Goal>
In your copy, leave out the pictures; write out all the data exactly.

Supplied information>
______
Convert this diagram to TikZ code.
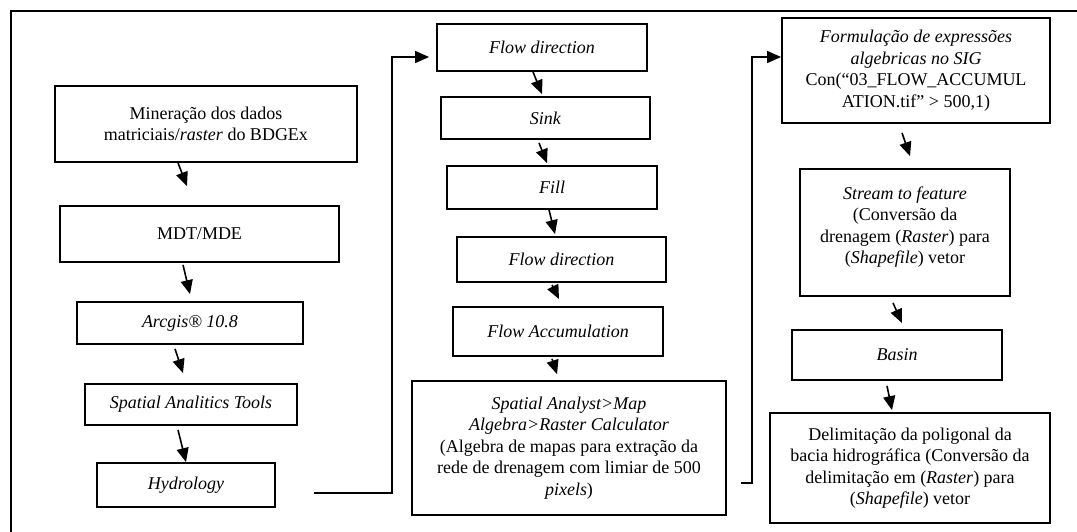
\documentclass[tikz,border=0pt]{standalone}
\usepackage{fontspec}
\setmainfont{Liberation Serif}
\usetikzlibrary{arrows.meta}
\begin{document}
\begin{tikzpicture}[x=1pt,y=-1pt,
	proc/.style={draw,line width=1.8pt,align=center,inner sep=2pt,font=\fontsize{18}{21.5}\selectfont},
	arr/.style={line width=1.6pt,-{Triangle[length=14pt,width=12pt]}}]
	\fill[white,use as bounding box](0,0) rectangle (1077,532);
	\draw[line width=2.2pt](11,532)--(11,11)--(1077,11);
	% coluna 1
	\node[proc,minimum width=302pt,minimum height=76pt](m1) at (206,124){Mineração dos dados\\matriciais/\textit{raster} do BDGEx};
	\node[proc,minimum width=279pt,minimum height=56pt](m2) at (199.5,234){MDT/MDE};
	\node[proc,minimum width=226pt,minimum height=42pt](m3) at (190,323){\textit{Arcgis® 10.8}};
	\node[proc,minimum width=212pt,minimum height=41pt](m4) at (191,404.5){\textit{Spatial Analitics Tools}};
	\node[proc,minimum width=178pt,minimum height=44pt](m5) at (186,485){\textit{Hydrology}};
	% coluna 2
	\node[proc,minimum width=210pt,minimum height=47pt](f1) at (542,47.5){\textit{Flow direction}};
	\node[proc,minimum width=209pt,minimum height=42pt](f2) at (545.5,118){\textit{Sink}};
	\node[proc,minimum width=210pt,minimum height=43pt](f3) at (552,187.5){\textit{Fill}};
	\node[proc,minimum width=209pt,minimum height=45pt](f4) at (561.5,259.5){\textit{Flow direction}};
	\node[proc,minimum width=210pt,minimum height=49pt](f5) at (558,331.5){\textit{Flow Accumulation}};
	\node[proc,minimum width=314pt,minimum height=134pt](f6) at (569,448){\textit{Spatial Analyst>Map}\\\textit{Algebra>Raster Calculator}\\(Algebra de mapas para extração da\\rede de drenagem com limiar de 500\\\textit{pixels})};
	% coluna 3
	\node[proc,minimum width=268pt,minimum height=105pt](r1) at (916,70.5){\textit{Formulação de expressões}\\\textit{algebricas no SIG}\\Con(“03\_FLOW\_ACCUMUL\\ATION.tif” > 500,1)};
	\node[proc,minimum width=210pt,minimum height=127pt](r2) at (905,232.5){\textit{Stream to feature}\\(Conversão da\\drenagem (\textit{Raster}) para\\(\textit{Shapefile}) vetor\\[-7pt]};
	\node[proc,minimum width=210pt,minimum height=50pt](r3) at (897,355){\textit{Basin}};
	\node[proc,minimum width=280pt,minimum height=110pt](r4) at (910,468){Delimitação da poligonal da\\bacia hidrográfica (Conversão da\\delimitação em (\textit{Raster}) para\\(\textit{Shapefile}) vetor};
	% setas
	\draw[arr]([xshift=-28pt]m1.south)--([xshift=-12.5pt,yshift=19pt]m2.north);
	\draw[arr]([xshift=-16.5pt,yshift=-2pt]m2.south)--([yshift=7pt]m3.north);
	\draw[arr]([xshift=-15pt,yshift=-4pt]m3.south)--([xshift=-8pt,yshift=10pt]m4.north);
	\draw[arr]([xshift=-13pt,yshift=-4pt]m4.south)--(m5.north);
	\draw[arr]([xshift=-9pt]f1.south)--([xshift=-3.5pt,yshift=2pt]f2.north);
	\draw[arr]([xshift=-6.5pt,yshift=-3pt]f2.south)--([xshift=-5pt,yshift=2pt]f3.north);
	\draw[arr]([xshift=-3pt]f3.south)--([xshift=-6.5pt,yshift=2pt]f4.north);
	\draw[arr]([xshift=-9.5pt,yshift=-2pt]f4.south)--([xshift=1pt,yshift=7pt]f5.north);
	\draw[arr]([xshift=-6pt,yshift=-2pt]f5.south)--([xshift=-12pt,yshift=6pt]f6.north);
	\draw[arr]([xshift=-14pt,yshift=-9pt]r1.south)--([xshift=5pt,yshift=12pt]r2.north);
	\draw[arr]([xshift=-12pt,yshift=-6pt]r2.south)--([xshift=5pt,yshift=6pt]r3.north);
	\draw[arr]([xshift=-10pt,yshift=-5pt]r3.south)--([xshift=-18pt,yshift=2pt]r4.north);
	\draw[arr]([xshift=38pt,yshift=-8pt]m5.east)-|([xshift=-44pt,yshift=-9.5pt]f1.west)--([xshift=-7pt,yshift=-9.5pt]f1.west);
	\draw[arr]([xshift=14pt,yshift=-35pt]f6.east)-|([xshift=-29pt,yshift=13.5pt]r1.west)--([yshift=13.5pt]r1.west);
\end{tikzpicture}
\end{document}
______
Complete answer>
Convert this diagram to TikZ code.
\documentclass[tikz,border=0pt]{standalone}
\usepackage{fontspec}
\setmainfont{Liberation Serif}
\usetikzlibrary{arrows.meta}
\begin{document}
\begin{tikzpicture}[x=1pt,y=-1pt,
	proc/.style={draw,line width=1.8pt,align=center,inner sep=2pt,font=\fontsize{18}{21.5}\selectfont},
	arr/.style={line width=1.6pt,-{Triangle[length=14pt,width=12pt]}}]
	\fill[white,use as bounding box](0,0) rectangle (1077,532);
	\draw[line width=2.2pt](11,532)--(11,11)--(1077,11);
	% coluna 1
	\node[proc,minimum width=302pt,minimum height=76pt](m1) at (206,124){Mineração dos dados\\matriciais/\textit{raster} do BDGEx};
	\node[proc,minimum width=279pt,minimum height=56pt](m2) at (199.5,234){MDT/MDE};
	\node[proc,minimum width=226pt,minimum height=42pt](m3) at (190,323){\textit{Arcgis® 10.8}};
	\node[proc,minimum width=212pt,minimum height=41pt](m4) at (191,404.5){\textit{Spatial Analitics Tools}};
	\node[proc,minimum width=178pt,minimum height=44pt](m5) at (186,485){\textit{Hydrology}};
	% coluna 2
	\node[proc,minimum width=210pt,minimum height=47pt](f1) at (542,47.5){\textit{Flow direction}};
	\node[proc,minimum width=209pt,minimum height=42pt](f2) at (545.5,118){\textit{Sink}};
	\node[proc,minimum width=210pt,minimum height=43pt](f3) at (552,187.5){\textit{Fill}};
	\node[proc,minimum width=209pt,minimum height=45pt](f4) at (561.5,259.5){\textit{Flow direction}};
	\node[proc,minimum width=210pt,minimum height=49pt](f5) at (558,331.5){\textit{Flow Accumulation}};
	\node[proc,minimum width=314pt,minimum height=134pt](f6) at (569,448){\textit{Spatial Analyst>Map}\\\textit{Algebra>Raster Calculator}\\(Algebra de mapas para extração da\\rede de drenagem com limiar de 500\\\textit{pixels})};
	% coluna 3
	\node[proc,minimum width=268pt,minimum height=105pt](r1) at (916,70.5){\textit{Formulação de expressões}\\\textit{algebricas no SIG}\\Con(“03\_FLOW\_ACCUMUL\\ATION.tif” > 500,1)};
	\node[proc,minimum width=210pt,minimum height=127pt](r2) at (905,232.5){\textit{Stream to feature}\\(Conversão da\\drenagem (\textit{Raster}) para\\(\textit{Shapefile}) vetor\\[-7pt]};
	\node[proc,minimum width=210pt,minimum height=50pt](r3) at (897,355){\textit{Basin}};
	\node[proc,minimum width=280pt,minimum height=110pt](r4) at (910,468){Delimitação da poligonal da\\bacia hidrográfica (Conversão da\\delimitação em (\textit{Raster}) para\\(\textit{Shapefile}) vetor};
	% setas
	\draw[arr]([xshift=-28pt]m1.south)--([xshift=-12.5pt,yshift=19pt]m2.north);
	\draw[arr]([xshift=-16.5pt,yshift=-2pt]m2.south)--([yshift=7pt]m3.north);
	\draw[arr]([xshift=-15pt,yshift=-4pt]m3.south)--([xshift=-8pt,yshift=10pt]m4.north);
	\draw[arr]([xshift=-13pt,yshift=-4pt]m4.south)--(m5.north);
	\draw[arr]([xshift=-9pt]f1.south)--([xshift=-3.5pt,yshift=2pt]f2.north);
	\draw[arr]([xshift=-6.5pt,yshift=-3pt]f2.south)--([xshift=-5pt,yshift=2pt]f3.north);
	\draw[arr]([xshift=-3pt]f3.south)--([xshift=-6.5pt,yshift=2pt]f4.north);
	\draw[arr]([xshift=-9.5pt,yshift=-2pt]f4.south)--([xshift=1pt,yshift=7pt]f5.north);
	\draw[arr]([xshift=-6pt,yshift=-2pt]f5.south)--([xshift=-12pt,yshift=6pt]f6.north);
	\draw[arr]([xshift=-14pt,yshift=-9pt]r1.south)--([xshift=5pt,yshift=12pt]r2.north);
	\draw[arr]([xshift=-12pt,yshift=-6pt]r2.south)--([xshift=5pt,yshift=6pt]r3.north);
	\draw[arr]([xshift=-10pt,yshift=-5pt]r3.south)--([xshift=-18pt,yshift=2pt]r4.north);
	\draw[arr]([xshift=38pt,yshift=-8pt]m5.east)-|([xshift=-44pt,yshift=-9.5pt]f1.west)--([xshift=-7pt,yshift=-9.5pt]f1.west);
	\draw[arr]([xshift=14pt,yshift=-35pt]f6.east)-|([xshift=-29pt,yshift=13.5pt]r1.west)--([yshift=13.5pt]r1.west);
\end{tikzpicture}
\end{document}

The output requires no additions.